Dr Theodosiou says many girls are not diagnosed because ADHD does not manifest in the same way as it does with boys.
‘With boys often the hyperactivity will stand out, but with girls it is often talkativeness or inattention such as “being a daydreamer”.’
The trouble is that, if not diagnosed, people can find their symptoms later impact their adult life.
‘We are seeing more adults coming forward realising they may have ADHD,’ she says. ‘Some even come with their children and say “she or he is just like I was” before realising they too had the same symptoms as a child, but were never diagnosed.’
Dr Theodosiou says that one of the biggest benefits of getting a proper diagnosis of ADHD is that the ‘child or young person and their family know why they struggle with their attention, concentration and activity levels.’
She adds: ‘They can share this knowledge with schools and the wider social setting to ensure children are understood.’
She says that, although medication is useful, education is just as important: ‘NICE recommends that unless symptoms of ADHD are moderate to severe, children should be treated initially through parent education and healthcare working with the education system to ensure that teachers understand ADHD.
‘Even when symptoms of ADHD require medication, we would always recommend education for parents and teachers.’
Edited by Julie Cook
Signs of ADHD
• Not concentrating in class
• Patterns of impulsive behaviour
• Losing things many times, eg four coats in one winter
• Winding up younger siblings
• Not sitting still
• Being excluded by peers
• Accidents and lack of road safety
It took seven years to diagnose
I knew my son Oliver was different when he was a toddler. He had terrible tantrums. He was hyper, unable to sit still and hated noise like hand dryers.
If I ever spoke to people about Oliver they’d say: ‘Ah, he’s just a boy.’
But I knew it was more than that.
When he started school I felt sure a teacher or a member of the SENCO staff would notice, but no one said anything. By age seven he was worse. We had to leave the cinema halfway through because Oliver couldn’t focus. His tantrums became more extreme.

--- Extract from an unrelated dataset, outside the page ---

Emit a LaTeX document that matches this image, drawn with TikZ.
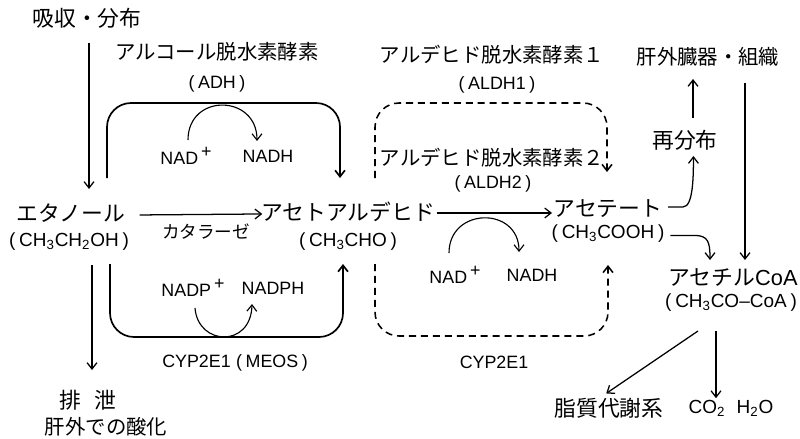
\documentclass[tikz,border=0pt]{standalone}
\usepackage{fontspec}
\setmainfont{Liberation Sans}
\newfontfamily\jp{Noto Sans CJK JP}
\usetikzlibrary{arrows.meta}
\newcommand{\fp}[1]{{\jp #1}}
\newcommand{\lp}{(\kern.2em}
\newcommand{\rp}{\kern.2em)}
\newcommand{\plus}{\,\raisebox{.42em}{+}}
\begin{document}
\begin{tikzpicture}[x=0.025cm,y=-0.025cm,
  every node/.style={inner sep=1pt, text=black},
  big/.style={font=\jp\fontsize{15.5}{18}\selectfont},
  mid/.style={font=\jp\fontsize{14.5}{17}\selectfont},
  sml/.style={font=\jp\fontsize{12.5}{15}\selectfont},
  lat/.style={font=\fontsize{12.7}{15}\selectfont},
  form/.style={font=\fontsize{13.5}{16}\selectfont},
  mixbig/.style={font=\fontsize{15.5}{18}\selectfont},
  arr/.style={-{Straight Barb[length=4.5pt,width=7pt]}, line width=0.9pt},
  cyc/.style={-{Straight Barb[length=4.5pt,width=7pt]}, line width=0.8pt},
  boxline/.style={line width=1.2pt, rounded corners=0.6cm},
  dboxline/.style={line width=1.1pt, dash pattern=on 5pt off 3.5pt, rounded corners=0.6cm},
]
\useasboundingbox (0,0) rectangle (800,439);

% ---- texts ----
\node[big] (absorb) at (87,18) {吸収・分布};
\node[mid] (adhname) at (217,52) {アルコール脱水素酵素};
\node[lat] (adhabbr) at (217,84) {\lp ADH\rp};
\node[mid] (aldh1name) at (492,55) {アルデヒド脱水素酵素１};
\node[lat] (aldh1abbr) at (497,85) {\lp ALDH1\rp};
\node[mid] (organ) at (708,57) {肝外臓器・組織};
\node[big] (redist) at (685,140) {再分布};
\node[lat] (nad1) at (186,156) {NAD\plus};
\node[lat] (nadh1) at (268,156) {NADH};
\node[mid] (aldh2name) at (492,158) {アルデヒド脱水素酵素２};
\node[lat] (aldh2abbr) at (493,184) {\lp ALDH2\rp};
\node[big] (ethanol) at (71,213) {エタノール};
\node[form] (ethf) at (69,242) {\lp CH\textsubscript{3}CH\textsubscript{2}OH\rp};
\node[sml] (catalase) at (206,232) {カタラーゼ};
\node[big] (acetald) at (348,212) {アセトアルデヒド};
\node[form] (acetaldf) at (348,242) {\lp CH\textsubscript{3}CHO\rp};
\node[big] (acetate) at (608,209) {アセテート};
\node[form] (acetatef) at (608,234) {\lp CH\textsubscript{3}COOH\rp};
\node[lat] (nad2) at (455,275) {NAD\plus};
\node[lat] (nadh2) at (532,275) {NADH};
\node[mixbig] (acoa) at (733,278) {\fp{アセチル}CoA};
\node[form] (acoaf) at (731,303) {\lp CH\textsubscript{3}CO\textendash CoA\rp};
\node[lat] (nadp) at (193,288) {NADP\plus};
\node[lat] (nadph) at (273,288) {NADPH};
\node[lat] (cyp1) at (235,363) {CYP2E1\kern.3em\lp MEOS\rp};
\node[lat] (cyp2) at (494,362) {CYP2E1};
\node[big] (excr) at (88,400) {排\hspace{0.6em}泄};
\node[mid] (extox) at (106,427) {肝外での酸化};
\node[big] (lipid) at (609,408) {脂質代謝系};
\node[form] (co2) at (731,408) {CO\textsubscript{2}\hspace{0.6em}H\textsubscript{2}O};

% ---- named coordinates for connector ends ----
\coordinate (absT) at (89,43);
\coordinate (absB) at (89,189);
\coordinate (excT) at (92,265);
\coordinate (excB) at (92,370);
\coordinate (redT) at (693,118);
\coordinate (orgB) at (693,79);
\coordinate (orgT) at (745,83);
\coordinate (acoaT) at (745,260);
\coordinate (acoaB1) at (698,331);
\coordinate (acoaB2) at (716,331);
\coordinate (adhS) at (107,178);
\coordinate (adhE) at (340,178);
\coordinate (cypS) at (110,264);
\coordinate (cypE) at (343,264);
\coordinate (aldhS) at (375,178);
\coordinate (aldhE) at (607,172);
\coordinate (cyp2S) at (375,264);
\coordinate (cyp2E) at (608,265);
\coordinate (nad1s) at (188,140);
\coordinate (nad1e) at (257,141);
\coordinate (nad2s) at (449,253);
\coordinate (nad2e) at (519,252);
\coordinate (nadps) at (195,308);
\coordinate (nadpe) at (252,304);

% ---- straight connectors ----
\draw[arr] (absT) -- (absB);
\draw[arr] (excT) -- (excB);
\draw[arr] (redT) -- (orgB);
\draw[arr] (orgT) -- (acoaT);
\draw[arr] ([xshift=9pt,yshift=-1.4pt]ethanol.east) -- ([xshift=2pt,yshift=-1.4pt]acetald.west);
\draw[arr] ([yshift=-0.7pt]acetald.east) -- ([yshift=-0.7pt]acetald.east -| acetate.west);
\draw[arr] (acoaB1) -- ([xshift=-2pt,yshift=2pt]lipid.north);
\draw[arr] (acoaB2) -- (acoaB2 |- co2.north);

% ---- curved connectors ----
\draw[arr] ([xshift=3pt,yshift=1.5pt]acetate.east) -- ++(15,0) .. controls +(10,0) and +(0,20) .. ([xshift=6pt,yshift=-3pt]redist.south);
\draw[arr] ([xshift=3pt,yshift=-1pt]acetatef.east) -- ++(24,0) .. controls +(14,0) and +(0,-18) .. (710,260);

% ---- enzyme loops ----
\draw[boxline,-{Straight Barb[length=4.5pt,width=7pt]}] (adhS) -- (107,103) -- (340,103) -- (adhE);
\draw[boxline,-{Straight Barb[length=4.5pt,width=7pt]}] (cypS) -- (110,337) -- (343,337) -- (cypE);
\draw[dboxline,-{Straight Barb[length=4.5pt,width=7pt]}] (aldhS) -- (375,103) -- (607,103) -- (aldhE);
\draw[dboxline,-{Straight Barb[length=4.5pt,width=7pt]}] (cyp2S) -- (375,336) -- (608,336) -- (cyp2E);

% ---- cofactor arcs ----
\draw[cyc] (nad1s) .. controls +(0,-47) and +(0,-47) .. (nad1e);
\draw[cyc] (nad2s) .. controls +(0,-46) and +(0,-46) .. (nad2e);
\draw[cyc] (nadps) .. controls +(3,38) and +(-1,44) .. (nadpe);
\end{tikzpicture}
\end{document}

I spoke to his teacher. She said she’d not noticed anything different. I even approached the SENCO worker, but she told me he just had ‘Year Two boys syndrome’.
I had another child and soon realised Oliver was very different to my second. I wondered if we’d ever find out what was wrong.
Then finally, at the end of Year Three, his teacher said: ‘I can now see what you mean.’
Oliver was referred to a paediatrician. He was diagnosed with ADHD and given medication — seven years after I’d first raised concerns.
It took time to get his medication right but, once we did, he was able to focus on his school work and the tantrums stopped.
I am so glad Oliver finally got diagnosed. It’s changed our lives.
From Anna Jones, 35, of Chelmsford, Essex
‘Girls can’t get ADHD’
From an early age, my daughter Callie was defiant. She never napped and had bad tantrums.
People told me: ‘It’s the terrible twos.’
The health visitor and GP said she was ‘badly behaved’.
When she started school, she was disruptive.
I worried Callie had ADHD but her teacher said: ‘Girls don’t get it. She’s just naughty.’
Finally, when Callie was nine the school put me in touch with a home support worker who told me about ADDUP — a support and action group for families of children with ADHD.
I took Callie there and immediately a support worker said: ‘I think Callie has ADHD.’
I saw the GP and Callie was referred to a paediatrician. But he refused to diagnose Callie and sent us home.
I got a second paediatrician referral. Thankfully, this one diagnosed Callie with ADHD — more than eight years after I’d first noticed problems.
Now Callie is 11 but we still haven’t been given medication and she still has tantrums.
My husband and I separated due to the stress.
I hope more people become aware that ADHD can affect anyone. I can’t thank ADDUP enough for their support.